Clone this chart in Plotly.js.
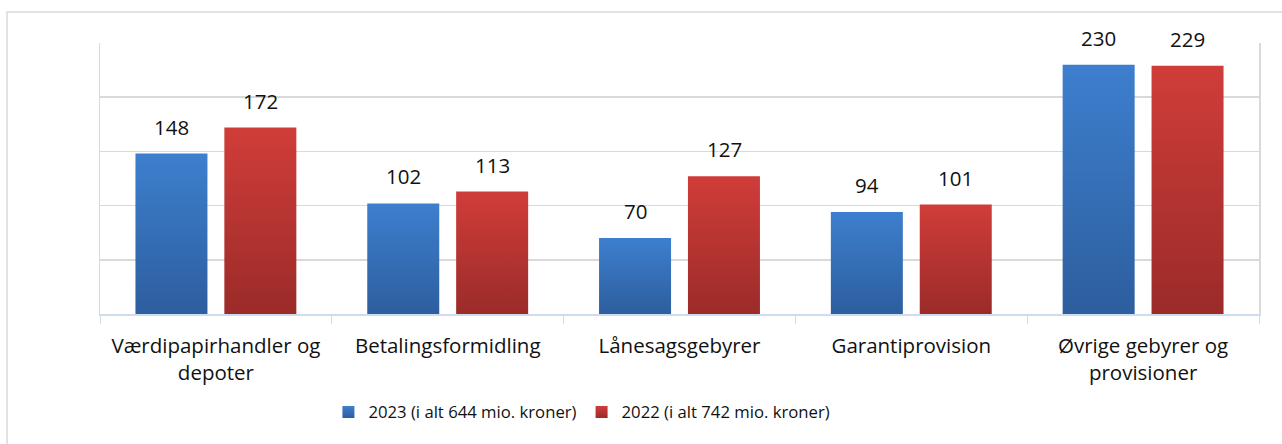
<!DOCTYPE html>
<html>
<head>
<meta charset="utf-8">
<script src="https://cdn.plot.ly/plotly-3.0.1.min.js"></script>
<style>
html,body{margin:0;padding:0;background:#fff;}
#chart{width:1282px;height:444px;}
</style>
</head>
<body>
<div id="chart"></div>
<script>
const categories = ["Værdipapirhandler og<br>depoter", "Betalingsformidling", "Lånesagsgebyrer", "Garantiprovision", "Øvrige gebyrer og<br>provisioner"];
const values2023 = [148, 102, 70, 94, 230];
const values2022 = [172, 113, 127, 101, 229];
const seriesNames = ["2023 (i alt 644 mio. kroner)", "2022 (i alt 742 mio. kroner)"];

const FONT = "Open Sans, Noto Sans, sans-serif";

const traces = [
  {type:"bar", x:categories, y:values2023, name:seriesNames[0],
   marker:{color:"#3670b9"}, hoverinfo:"skip"},
  {type:"bar", x:categories, y:values2022, name:seriesNames[1],
   marker:{color:"#bb3633"}, hoverinfo:"skip"}
];

const annotations = [];
[values2023, values2022].forEach((vals, si) => {
  vals.forEach((v, i) => {
    annotations.push({x:categories[i], y:v, xref:"x", yref:"y", text:String(v),
      showarrow:false, xshift: si === 0 ? -44.5 : 44.5, yshift:11, yanchor:"bottom",
      font:{family:FONT, size:20.5, color:"#111"}});
  });
});

const layout = {
  width:1282, height:444,
  margin:{l:100, r:22.5, t:43, b:130},
  paper_bgcolor:"#fff", plot_bgcolor:"#fff",
  font:{family:FONT, size:20.5, color:"#111"},
  barmode:"group", bargap:0.233, bargroupgap:0.19,
  showlegend:true,
  legend:{orientation:"h", x:0.4158, xanchor:"center", y:-0.362, yanchor:"middle",
    font:{family:FONT, size:16.7, color:"#111"}, itemwidth:30, traceorder:"normal"},
  xaxis:{type:"category", showline:true, linecolor:"#cddcee", linewidth:1.5,
    ticks:"outside", tickson:"boundaries", ticklen:8, tickcolor:"#cddcee",
    ticklabelstandoff:13,
    showgrid:false, tickfont:{family:FONT, size:20.5, color:"#111"}, fixedrange:true},
  yaxis:{range:[0,250], dtick:50, showticklabels:false, showgrid:true, gridcolor:"#d9d9d9",
    gridwidth:1.5, zeroline:false, showline:true, mirror:true, linecolor:"#d9d9d9", linewidth:1.5, fixedrange:true},
  annotations:annotations,
  shapes:[{type:"rect", xref:"paper", yref:"paper", x0:-0.0802, x1:1.05, y0:-0.7, y1:1.1144,
    line:{color:"#d9d9d9", width:1.5}, fillcolor:"rgba(0,0,0,0)", layer:"below"}]
};

Plotly.newPlot("chart", traces, layout, {staticPlot:true}).then(gd => {
  const svg = gd.querySelector("svg.main-svg");
  const ns = "http://www.w3.org/2000/svg";
  let defs = svg.querySelector("defs");
  const grads = [["gBlue","#3d7fce","#2d5e9e"],["gRed","#d03d39","#9b2b29"]];
  grads.forEach(([id,c1,c2]) => {
    const lg = document.createElementNS(ns,"linearGradient");
    lg.setAttribute("id",id); lg.setAttribute("x1","0"); lg.setAttribute("y1","0");
    lg.setAttribute("x2","0"); lg.setAttribute("y2","1");
    [[0,c1],[1,c2]].forEach(([o,c]) => {
      const s = document.createElementNS(ns,"stop");
      s.setAttribute("offset",o); s.setAttribute("stop-color",c); lg.appendChild(s);
    });
    defs.appendChild(lg);
  });
  gd.querySelectorAll(".barlayer .trace").forEach((t, i) => {
    t.querySelectorAll("path").forEach(p => { p.style.fill = "url(#" + grads[i][0] + ")"; });
  });
  gd.querySelectorAll(".legend .traces").forEach((t, i) => {
    t.querySelectorAll(".legendpoints path").forEach(p => { p.style.fill = "url(#" + grads[i][0] + ")"; });
  });
});
</script>
</body>
</html>
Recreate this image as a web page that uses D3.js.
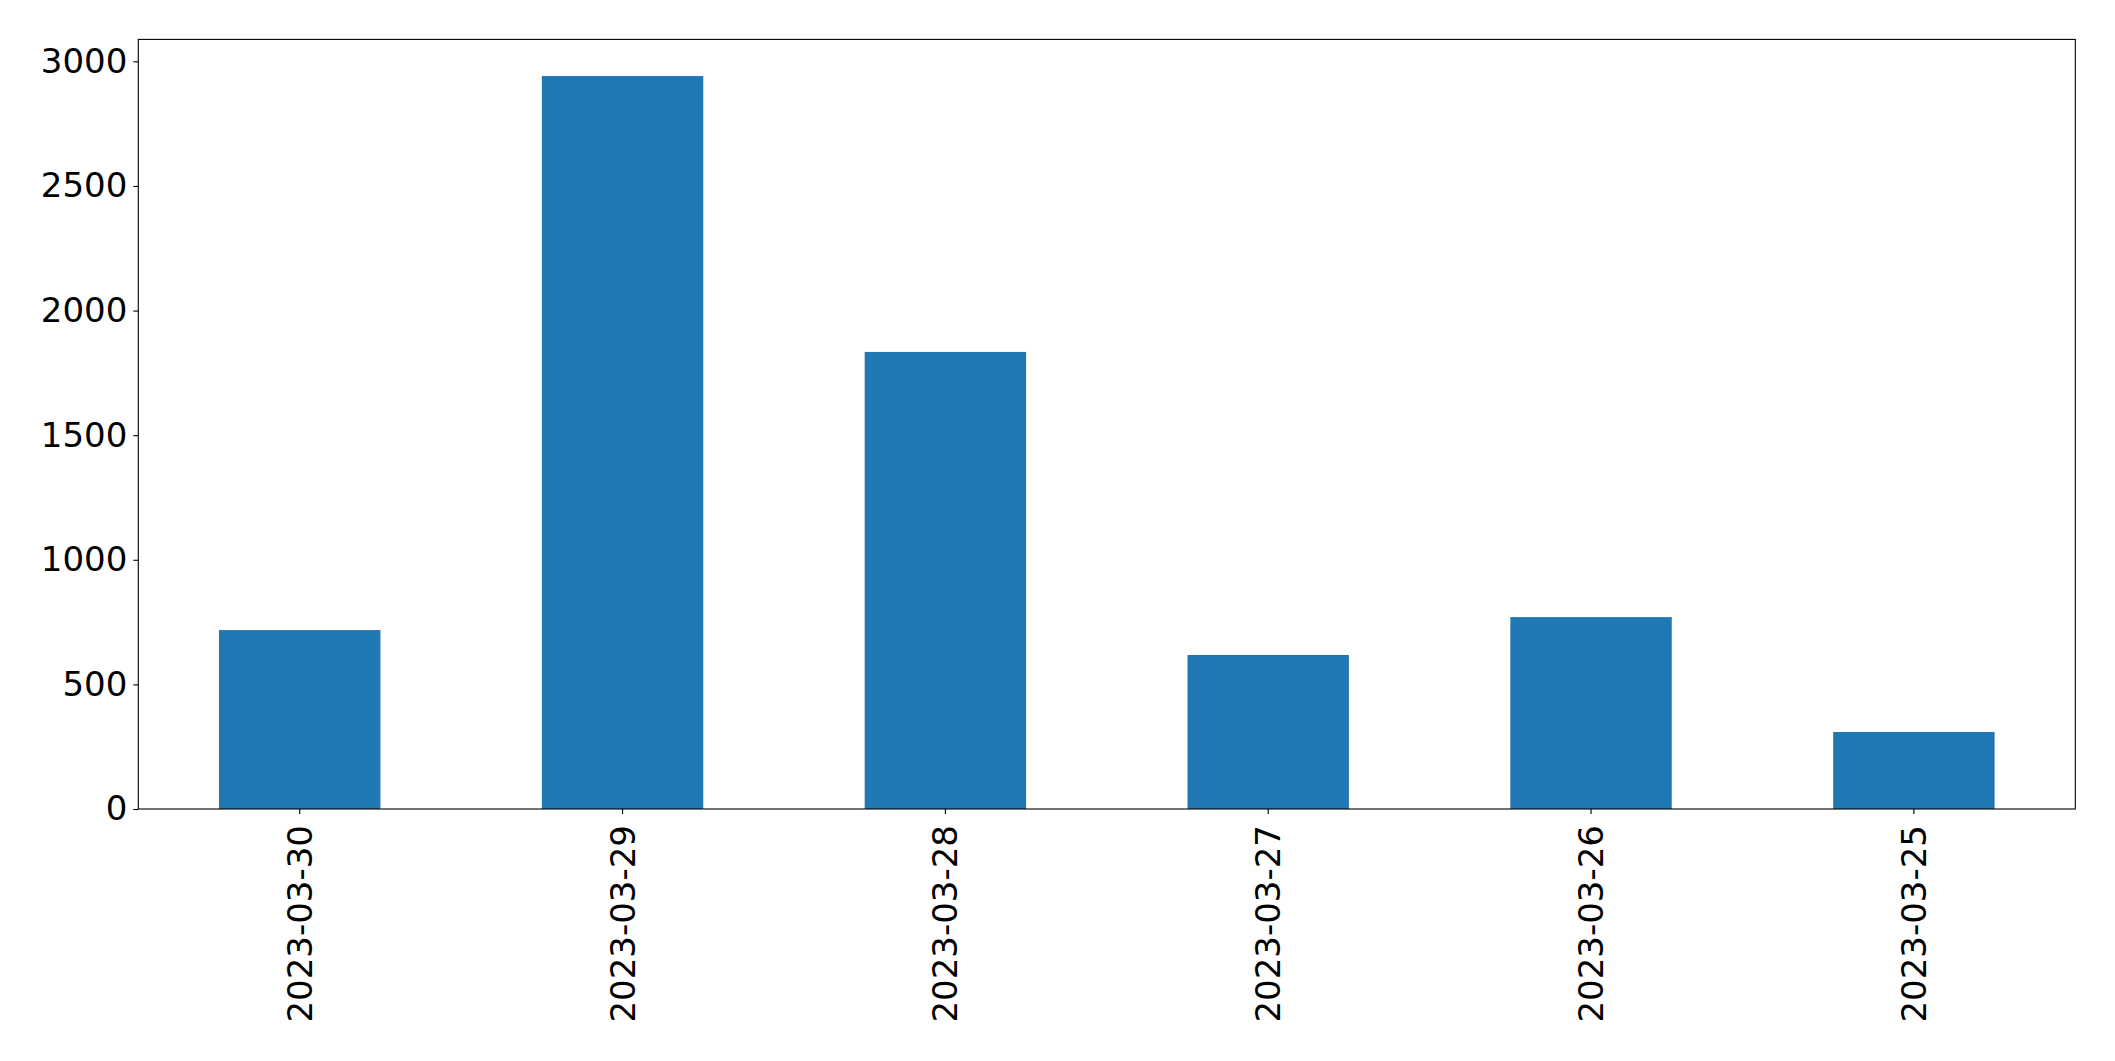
<!DOCTYPE html>
<html>
<head>
<meta charset="utf-8">
<script src="https://cdn.jsdelivr.net/npm/d3@7"></script>
<style>
  html, body { margin: 0; padding: 0; background: #fff; }
  svg { display: block; }
  text { font-family: "DejaVu Sans", sans-serif; fill: #000; }
</style>
</head>
<body>
<svg id="chart" width="2115" height="1061"></svg>
<script>
const categories = ["2023-03-30", "2023-03-29", "2023-03-28", "2023-03-27", "2023-03-26", "2023-03-25"];
const values = [718, 2941, 1834, 618, 770, 309];
const yTicks = [0, 500, 1000, 1500, 2000, 2500, 3000];

const W = 2115, H = 1061;
const margin = { left: 138.3, right: W - 2075.3, top: 39.4, bottom: H - 809 };
const plotW = W - margin.left - margin.right;
const plotH = H - margin.top - margin.bottom;

const svg = d3.select("#chart");
const g = svg.append("g").attr("transform", `translate(${margin.left},${margin.top})`);

const x = d3.scaleBand().domain(categories).range([0, plotW]).paddingInner(0.5).paddingOuter(0.25);
const y = d3.scaleLinear().domain([0, d3.max(values) * 1.05]).range([plotH, 0]);

g.selectAll("rect.bar").data(values).enter().append("rect")
  .attr("class", "bar")
  .attr("x", (d, i) => x(categories[i]))
  .attr("width", x.bandwidth())
  .attr("y", d => y(d))
  .attr("height", d => y(0) - y(d))
  .attr("fill", "#1f77b4");

const fs = 34;

const yAxis = g.append("g")
  .call(d3.axisLeft(y).tickValues(yTicks).tickSize(5).tickPadding(6).tickFormat(d3.format("d")));
yAxis.select(".domain").remove();
yAxis.selectAll("line").attr("stroke", "#000").attr("stroke-width", 1.1);
yAxis.selectAll("text").style("font-size", fs + "px").attr("font-family", "DejaVu Sans");

const xAxis = g.append("g").attr("transform", `translate(0,${plotH})`)
  .call(d3.axisBottom(x).tickSize(5).tickPadding(0));
xAxis.select(".domain").remove();
xAxis.selectAll("line").attr("stroke", "#000").attr("stroke-width", 1.1);
xAxis.selectAll("text")
  .style("font-size", fs + "px")
  .attr("font-family", "DejaVu Sans")
  .attr("text-anchor", "end")
  .attr("dominant-baseline", "central")
  .attr("dy", null)
  .attr("y", 0)
  .attr("x", 0)
  .attr("transform", "translate(0,16) rotate(-90)");

g.append("rect")
  .attr("x", 0).attr("y", 0)
  .attr("width", plotW).attr("height", plotH)
  .attr("fill", "none").attr("stroke", "#000").attr("stroke-width", 1.1);
</script>
</body>
</html>
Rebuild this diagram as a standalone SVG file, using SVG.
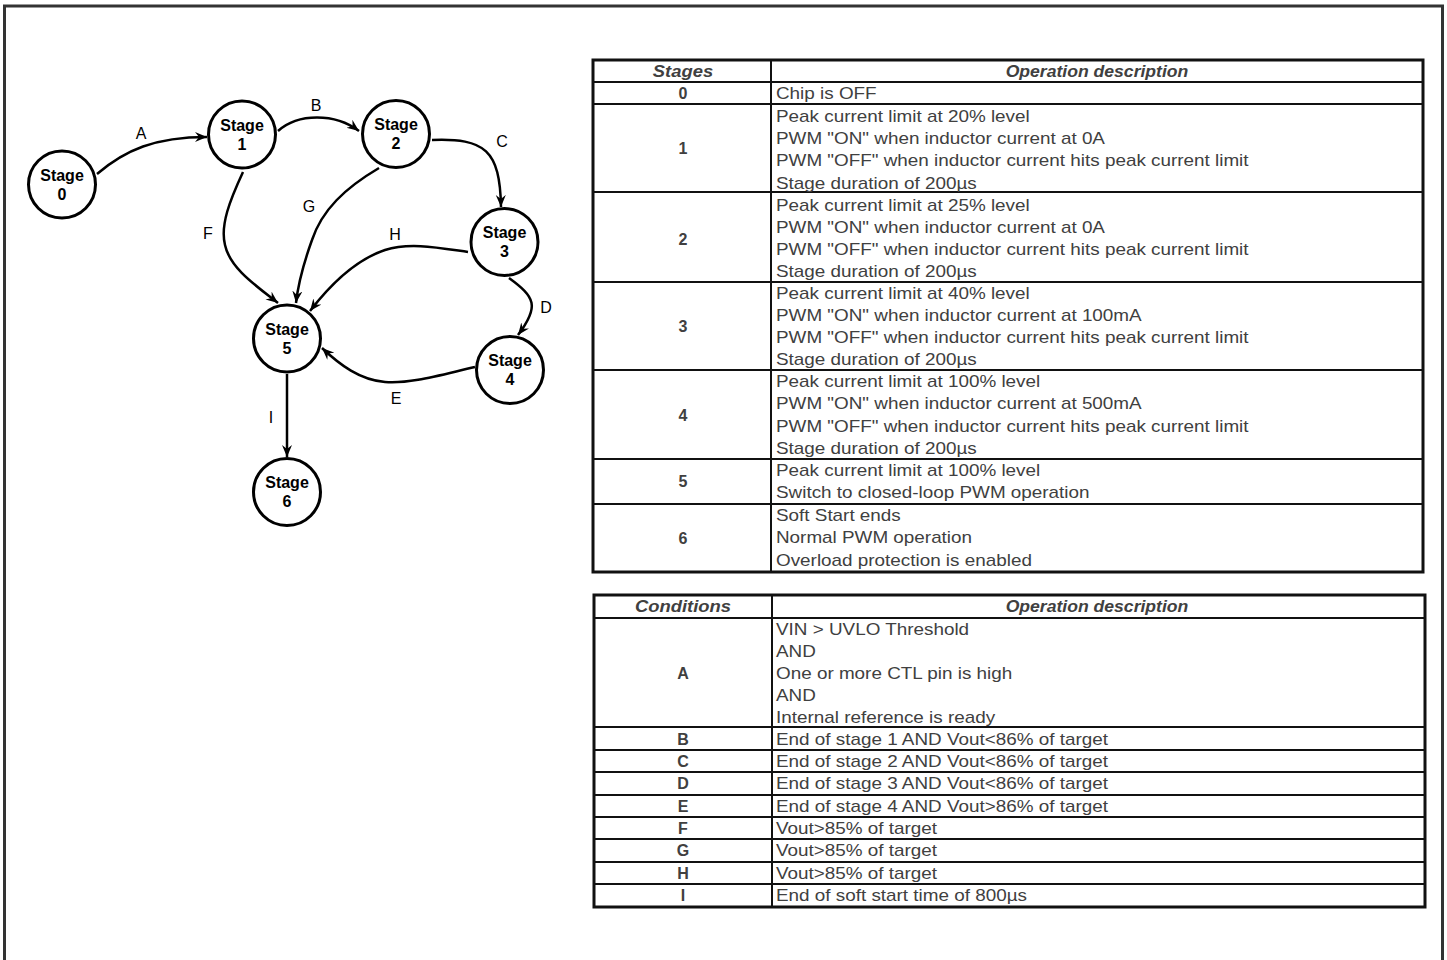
<svg xmlns="http://www.w3.org/2000/svg" width="1447" height="960" viewBox="0 0 1447 960">
<defs>
<marker id="arr" markerUnits="userSpaceOnUse" markerWidth="13" markerHeight="11" refX="12" refY="5" orient="auto">
<path d="M0,0 L12,5 L0,10 L4,5 Z" fill="#000"/>
</marker>
<style>
.node circle{fill:#fff;stroke:#000;stroke-width:3}
.node text{font-family:"Liberation Sans",Arial,sans-serif;font-weight:bold;font-size:16px;text-anchor:middle;fill:#000}
.edge{fill:none;stroke:#000;stroke-width:2.5;marker-end:url(#arr)}
.lbl{font-family:"Liberation Sans",Arial,sans-serif;font-size:16px;text-anchor:middle;fill:#000}
.tout{fill:none;stroke:#111;stroke-width:3}
.tin{stroke:#111;stroke-width:2}
.td{font-family:"Liberation Sans",Arial,sans-serif;font-size:16px;fill:#404040}
.tc{font-family:"Liberation Sans",Arial,sans-serif;font-size:16px;font-weight:bold;fill:#404040;text-anchor:middle}
.th{font-family:"Liberation Sans",Arial,sans-serif;font-size:16px;font-weight:bold;font-style:italic;fill:#404040;text-anchor:middle}
</style>
</defs>
<rect x="0" y="0" width="1447" height="960" fill="#fff"/>
<path d="M4.5,975 L4.5,6 L1442.5,6 L1442.5,975" fill="none" stroke="#333" stroke-width="3"/>

<g id="connectors">
<path class="edge" d="M97,174 C125,150 155,137 207,137"/>
<path class="edge" d="M278,131 C298,113 335,113 359,131"/>
<path class="edge" d="M432,140 C485,138 500,150 501,207"/>
<path class="edge" d="M509,278 C535,297 540,306 518,335"/>
<path class="edge" d="M475,367 C440,375 410,384 385,382 C360,380 340,365 322,348"/>
<path class="edge" d="M243,172 C230,200 220,225 225,245 C230,268 255,285 278,303"/>
<path class="edge" d="M379,168 C345,188 322,210 312,240 C303,265 298,285 296,303"/>
<path class="edge" d="M468,252 C440,248 410,242 385,250 C355,260 330,285 310,311"/>
<path class="edge" d="M287,374 L287,457"/>
<text class="lbl" x="141" y="139">A</text>
<text class="lbl" x="316" y="111">B</text>
<text class="lbl" x="502" y="147">C</text>
<text class="lbl" x="546" y="313">D</text>
<text class="lbl" x="396" y="404">E</text>
<text class="lbl" x="208" y="239">F</text>
<text class="lbl" x="309" y="212">G</text>
<text class="lbl" x="395" y="240">H</text>
<text class="lbl" x="271" y="423">I</text>
</g>

<g id="stage0" class="node"><circle cx="62" cy="184.5" r="33.5"/><text x="62" y="180.5">Stage</text><text x="62" y="199.5">0</text></g>
<g id="stage1" class="node"><circle cx="242" cy="134.5" r="33.5"/><text x="242" y="130.5">Stage</text><text x="242" y="149.5">1</text></g>
<g id="stage2" class="node"><circle cx="396" cy="134" r="33.5"/><text x="396" y="130">Stage</text><text x="396" y="149">2</text></g>
<g id="stage3" class="node"><circle cx="504.5" cy="242" r="33.5"/><text x="504.5" y="238">Stage</text><text x="504.5" y="257">3</text></g>
<g id="stage4" class="node"><circle cx="510" cy="370" r="33.5"/><text x="510" y="366">Stage</text><text x="510" y="385">4</text></g>
<g id="stage5" class="node"><circle cx="287" cy="338.5" r="33.5"/><text x="287" y="334.5">Stage</text><text x="287" y="353.5">5</text></g>
<g id="stage6" class="node"><circle cx="287" cy="492" r="33.5"/><text x="287" y="488">Stage</text><text x="287" y="507">6</text></g>

<g id="stages-table">
<rect class="tout" x="593" y="60" width="830" height="512"/>
<line class="tin" x1="771" y1="60" x2="771" y2="572"/>
<line class="tin" x1="593" y1="82" x2="1423" y2="82"/>
<line class="tin" x1="593" y1="104" x2="1423" y2="104"/>
<line class="tin" x1="593" y1="192" x2="1423" y2="192"/>
<line class="tin" x1="593" y1="282" x2="1423" y2="282"/>
<line class="tin" x1="593" y1="370" x2="1423" y2="370"/>
<line class="tin" x1="593" y1="459" x2="1423" y2="459"/>
<line class="tin" x1="593" y1="504" x2="1423" y2="504"/>
<g transform="translate(683 0) scale(1.15 1)"><text class="th" x="0" y="77">Stages</text></g>
<g transform="translate(1097 0) scale(1.1 1)"><text class="th" x="0" y="77">Operation description</text></g>
<text class="tc" x="683" y="99">0</text>
<text class="tc" x="683" y="154">1</text>
<text class="tc" x="683" y="245">2</text>
<text class="tc" x="683" y="332">3</text>
<text class="tc" x="683" y="421">4</text>
<text class="tc" x="683" y="487">5</text>
<text class="tc" x="683" y="544">6</text>
<g transform="translate(776 0) scale(1.18 1)">
<text class="td" x="0" y="99">Chip is OFF</text>
<text class="td" x="0" y="122">Peak current limit at 20% level</text>
<text class="td" x="0" y="144">PWM "ON" when inductor current at 0A</text>
<text class="td" x="0" y="166">PWM "OFF" when inductor current hits peak current limit</text>
<text class="td" x="0" y="189">Stage duration of 200µs</text>
<text class="td" x="0" y="211">Peak current limit at 25% level</text>
<text class="td" x="0" y="233">PWM "ON" when inductor current at 0A</text>
<text class="td" x="0" y="255">PWM "OFF" when inductor current hits peak current limit</text>
<text class="td" x="0" y="277">Stage duration of 200µs</text>
<text class="td" x="0" y="299">Peak current limit at 40% level</text>
<text class="td" x="0" y="321">PWM "ON" when inductor current at 100mA</text>
<text class="td" x="0" y="343">PWM "OFF" when inductor current hits peak current limit</text>
<text class="td" x="0" y="365">Stage duration of 200µs</text>
<text class="td" x="0" y="387">Peak current limit at 100% level</text>
<text class="td" x="0" y="409">PWM "ON" when inductor current at 500mA</text>
<text class="td" x="0" y="432">PWM "OFF" when inductor current hits peak current limit</text>
<text class="td" x="0" y="454">Stage duration of 200µs</text>
<text class="td" x="0" y="476">Peak current limit at 100% level</text>
<text class="td" x="0" y="498">Switch to closed-loop PWM operation</text>
<text class="td" x="0" y="521">Soft Start ends</text>
<text class="td" x="0" y="543">Normal PWM operation</text>
<text class="td" x="0" y="566">Overload protection is enabled</text>
</g>
</g>

<g id="conditions-table">
<rect class="tout" x="594" y="595" width="831" height="312"/>
<line class="tin" x1="772" y1="595" x2="772" y2="907"/>
<line class="tin" x1="594" y1="618" x2="1425" y2="618"/>
<line class="tin" x1="594" y1="727" x2="1425" y2="727"/>
<line class="tin" x1="594" y1="750" x2="1425" y2="750"/>
<line class="tin" x1="594" y1="772" x2="1425" y2="772"/>
<line class="tin" x1="594" y1="795" x2="1425" y2="795"/>
<line class="tin" x1="594" y1="817" x2="1425" y2="817"/>
<line class="tin" x1="594" y1="839" x2="1425" y2="839"/>
<line class="tin" x1="594" y1="862" x2="1425" y2="862"/>
<line class="tin" x1="594" y1="884" x2="1425" y2="884"/>
<g transform="translate(683 0) scale(1.15 1)"><text class="th" x="0" y="612">Conditions</text></g>
<g transform="translate(1097 0) scale(1.1 1)"><text class="th" x="0" y="612">Operation description</text></g>
<text class="tc" x="683" y="679">A</text>
<text class="tc" x="683" y="745">B</text>
<text class="tc" x="683" y="767">C</text>
<text class="tc" x="683" y="789">D</text>
<text class="tc" x="683" y="812">E</text>
<text class="tc" x="683" y="834">F</text>
<text class="tc" x="683" y="856">G</text>
<text class="tc" x="683" y="879">H</text>
<text class="tc" x="683" y="901">I</text>
<g transform="translate(776 0) scale(1.18 1)">
<text class="td" x="0" y="635">VIN &gt; UVLO Threshold</text>
<text class="td" x="0" y="657">AND</text>
<text class="td" x="0" y="679">One or more CTL pin is high</text>
<text class="td" x="0" y="701">AND</text>
<text class="td" x="0" y="723">Internal reference is ready</text>
<text class="td" x="0" y="745">End of stage 1 AND Vout&lt;86% of target</text>
<text class="td" x="0" y="767">End of stage 2 AND Vout&lt;86% of target</text>
<text class="td" x="0" y="789">End of stage 3 AND Vout&lt;86% of target</text>
<text class="td" x="0" y="812">End of stage 4 AND Vout&gt;86% of target</text>
<text class="td" x="0" y="834">Vout&gt;85% of target</text>
<text class="td" x="0" y="856">Vout&gt;85% of target</text>
<text class="td" x="0" y="879">Vout&gt;85% of target</text>
<text class="td" x="0" y="901">End of soft start time of 800µs</text>
</g>
</g>
</svg>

########################################

### Challenge:
Go to the line that contains "Recreate this image" and copy from there down to the line that contains "const fs = 34;", with both lines included. Pass over the pictures.

### Final answer:
Recreate this image as a web page that uses D3.js.
<!DOCTYPE html>
<html>
<head>
<meta charset="utf-8">
<script src="https://cdn.jsdelivr.net/npm/d3@7"></script>
<style>
  html, body { margin: 0; padding: 0; background: #fff; }
  svg { display: block; }
  text { font-family: "DejaVu Sans", sans-serif; fill: #000; }
</style>
</head>
<body>
<svg id="chart" width="2115" height="1061"></svg>
<script>
const categories = ["2023-03-30", "2023-03-29", "2023-03-28", "2023-03-27", "2023-03-26", "2023-03-25"];
const values = [718, 2941, 1834, 618, 770, 309];
const yTicks = [0, 500, 1000, 1500, 2000, 2500, 3000];

const W = 2115, H = 1061;
const margin = { left: 138.3, right: W - 2075.3, top: 39.4, bottom: H - 809 };
const plotW = W - margin.left - margin.right;
const plotH = H - margin.top - margin.bottom;

const svg = d3.select("#chart");
const g = svg.append("g").attr("transform", `translate(${margin.left},${margin.top})`);

const x = d3.scaleBand().domain(categories).range([0, plotW]).paddingInner(0.5).paddingOuter(0.25);
const y = d3.scaleLinear().domain([0, d3.max(values) * 1.05]).range([plotH, 0]);

g.selectAll("rect.bar").data(values).enter().append("rect")
  .attr("class", "bar")
  .attr("x", (d, i) => x(categories[i]))
  .attr("width", x.bandwidth())
  .attr("y", d => y(d))
  .attr("height", d => y(0) - y(d))
  .attr("fill", "#1f77b4");

const fs = 34;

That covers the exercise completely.